July 11, 2002

Spike, S&M and Nerds With Nerfs

Spike, S&M and Nerds With Nerfs

So I borrowed season two of Buffy the Vampire Slayer on DVD from my co-worker Diane. Last night I watched 10 episodes. That didn't break my record however. I watched the entire first season (12 episodes) two Mondays ago on one of my "work from home" days. I still have 12 episodes to go of the second season so I don't think I'll be going anywhere tonight. Watching everything from the beginning, I'm starting to dislike Xander and Willow less. And though Spike is still the baddest ass character ever to grace the Buffy set, Angel isn't as much of a wus as I thought he was. Drusilla is really, really gross though. She's like that girl in elementary school that used to behead her own dolls and touch her little brother while he slept. I can't believe they teamed up Spike with such a head case. I guess when you're evil you can't really be picky about who to mate with, since only insane people involve themselves with you. I've been waiting through 10 episodes already for Buffy to whoop her ass but it hasn't happened yet. Thank God I know it happens (a little) in season five.

Speaking of weirdo chicks in elementary school, everyone knows at least a few. There was this girl at summer camp that gave off that vibe and everyone stayed away from her. But my friend Nicole felt sorry for her and went over to her house one day. Big mistake. A shaken Nicole told me the next day that the girl disappeared into her parents' closet then came out 5 minutes later wearing a black leather bra and miniskirt, a fur jacket and stiletto heels. She was also carrying a whip which she brandished at Nicole then said "Come here slave." Yeah, that girl's household had issues. Did I mention we were all nine?

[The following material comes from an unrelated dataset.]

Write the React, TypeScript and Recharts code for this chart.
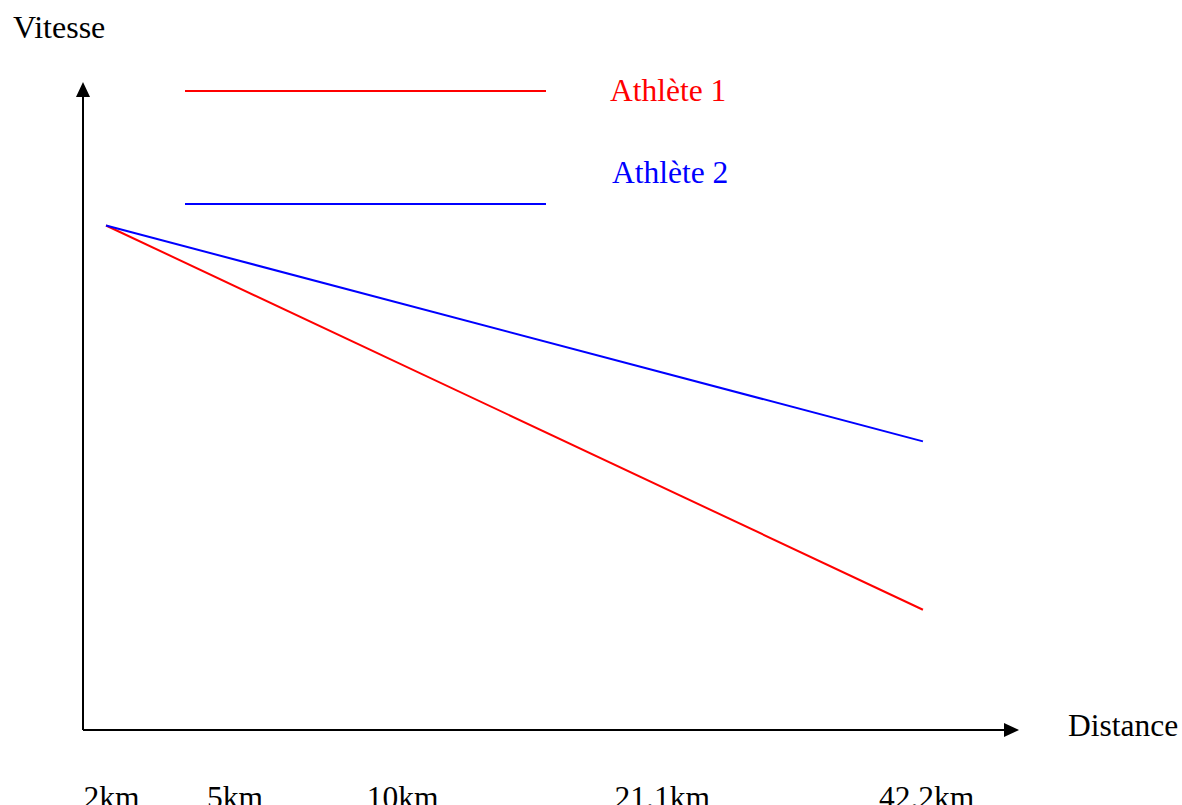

Oh my God I just ate the best chocolate-frosted golden marble cake ever. Diane's mom makes the best baked goods ever. It's good I'm not a lesbian and digging on older women otherwise I'd kidnap her and make her my wife. Diane says she'll ask her mom to make me a cake for my birthday. Wow!! That's the best gift ever!!

After lunch, me and MPip were watching the guys from our technology department throw a frisbee around our street:

Me: I find it amusing that the guys from Customer Support go downstairs and throw a football around, and the guys from our tech department go downstairs and throw a frisbee around.
MPip: Well what did you think they were going to throw around?
Me: They could've at least thrown a Nerf football or something.
MPip: Nerds with Nerfs.
Me: That's like some reality TV show doomed to fail.

I want to have a TV show with MPip. Like "Mystery Science Theatre" on Comedy Central. I think we'd have fun ad-libbing movies on mute.

Me: "Don't touch me, I can't bear it... your hand smells like llamas."
MPip: "Her name was Milvet...that's Ukrainian for 'tender.'"

My friend John Mal (he's John Mal because I already know a John M) brought it to my attention today that I haven't updated my gripelist in awhile. Sounds like a good project for tomorrow. I was already thinking about that while I was on the shuttle this morning, and some woman sat right next to me when:

1. There were like 9800 other vacant seats.
2. She was wearing so much Escape for women that when I walked off the bus I stank of it. People were looking at me like "Someone should tell her not to wear so much perfume." As if I would wear such a trendy perfume.